▼
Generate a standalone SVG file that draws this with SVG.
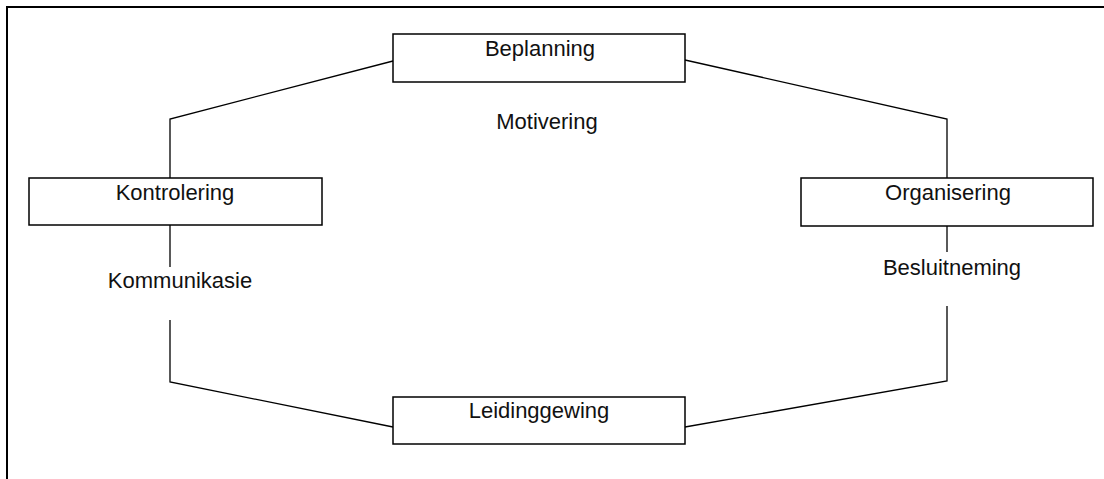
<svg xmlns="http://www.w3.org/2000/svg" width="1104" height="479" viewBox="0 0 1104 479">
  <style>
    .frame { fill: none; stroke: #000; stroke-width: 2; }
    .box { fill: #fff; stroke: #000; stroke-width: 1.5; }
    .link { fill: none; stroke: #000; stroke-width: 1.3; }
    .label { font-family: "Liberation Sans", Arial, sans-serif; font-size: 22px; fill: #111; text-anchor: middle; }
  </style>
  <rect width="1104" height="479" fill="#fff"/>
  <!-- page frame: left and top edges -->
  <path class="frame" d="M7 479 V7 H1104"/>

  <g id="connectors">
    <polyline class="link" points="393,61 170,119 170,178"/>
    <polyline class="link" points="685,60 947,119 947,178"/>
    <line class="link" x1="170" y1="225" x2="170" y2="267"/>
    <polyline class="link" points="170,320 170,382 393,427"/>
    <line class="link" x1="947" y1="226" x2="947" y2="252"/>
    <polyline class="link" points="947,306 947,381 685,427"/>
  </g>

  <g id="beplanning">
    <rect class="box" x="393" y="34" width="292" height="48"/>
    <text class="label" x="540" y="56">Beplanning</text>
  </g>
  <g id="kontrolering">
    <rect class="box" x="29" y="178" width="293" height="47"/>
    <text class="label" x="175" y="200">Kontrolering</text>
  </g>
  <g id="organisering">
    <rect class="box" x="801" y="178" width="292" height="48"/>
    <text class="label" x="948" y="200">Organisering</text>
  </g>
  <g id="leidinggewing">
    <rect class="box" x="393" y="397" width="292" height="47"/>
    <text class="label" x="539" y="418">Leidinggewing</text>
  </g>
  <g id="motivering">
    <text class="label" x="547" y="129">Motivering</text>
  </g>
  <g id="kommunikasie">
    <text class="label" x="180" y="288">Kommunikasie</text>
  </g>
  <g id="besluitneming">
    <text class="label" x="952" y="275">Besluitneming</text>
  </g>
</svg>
▲
Transcribe each line above verbatim, with the pictures left out.

Generate a standalone SVG file that draws this with SVG.
<svg xmlns="http://www.w3.org/2000/svg" width="1104" height="479" viewBox="0 0 1104 479">
  <style>
    .frame { fill: none; stroke: #000; stroke-width: 2; }
    .box { fill: #fff; stroke: #000; stroke-width: 1.5; }
    .link { fill: none; stroke: #000; stroke-width: 1.3; }
    .label { font-family: "Liberation Sans", Arial, sans-serif; font-size: 22px; fill: #111; text-anchor: middle; }
  </style>
  <rect width="1104" height="479" fill="#fff"/>
  <!-- page frame: left and top edges -->
  <path class="frame" d="M7 479 V7 H1104"/>

  <g id="connectors">
    <polyline class="link" points="393,61 170,119 170,178"/>
    <polyline class="link" points="685,60 947,119 947,178"/>
    <line class="link" x1="170" y1="225" x2="170" y2="267"/>
    <polyline class="link" points="170,320 170,382 393,427"/>
    <line class="link" x1="947" y1="226" x2="947" y2="252"/>
    <polyline class="link" points="947,306 947,381 685,427"/>
  </g>

  <g id="beplanning">
    <rect class="box" x="393" y="34" width="292" height="48"/>
    <text class="label" x="540" y="56">Beplanning</text>
  </g>
  <g id="kontrolering">
    <rect class="box" x="29" y="178" width="293" height="47"/>
    <text class="label" x="175" y="200">Kontrolering</text>
  </g>
  <g id="organisering">
    <rect class="box" x="801" y="178" width="292" height="48"/>
    <text class="label" x="948" y="200">Organisering</text>
  </g>
  <g id="leidinggewing">
    <rect class="box" x="393" y="397" width="292" height="47"/>
    <text class="label" x="539" y="418">Leidinggewing</text>
  </g>
  <g id="motivering">
    <text class="label" x="547" y="129">Motivering</text>
  </g>
  <g id="kommunikasie">
    <text class="label" x="180" y="288">Kommunikasie</text>
  </g>
  <g id="besluitneming">
    <text class="label" x="952" y="275">Besluitneming</text>
  </g>
</svg>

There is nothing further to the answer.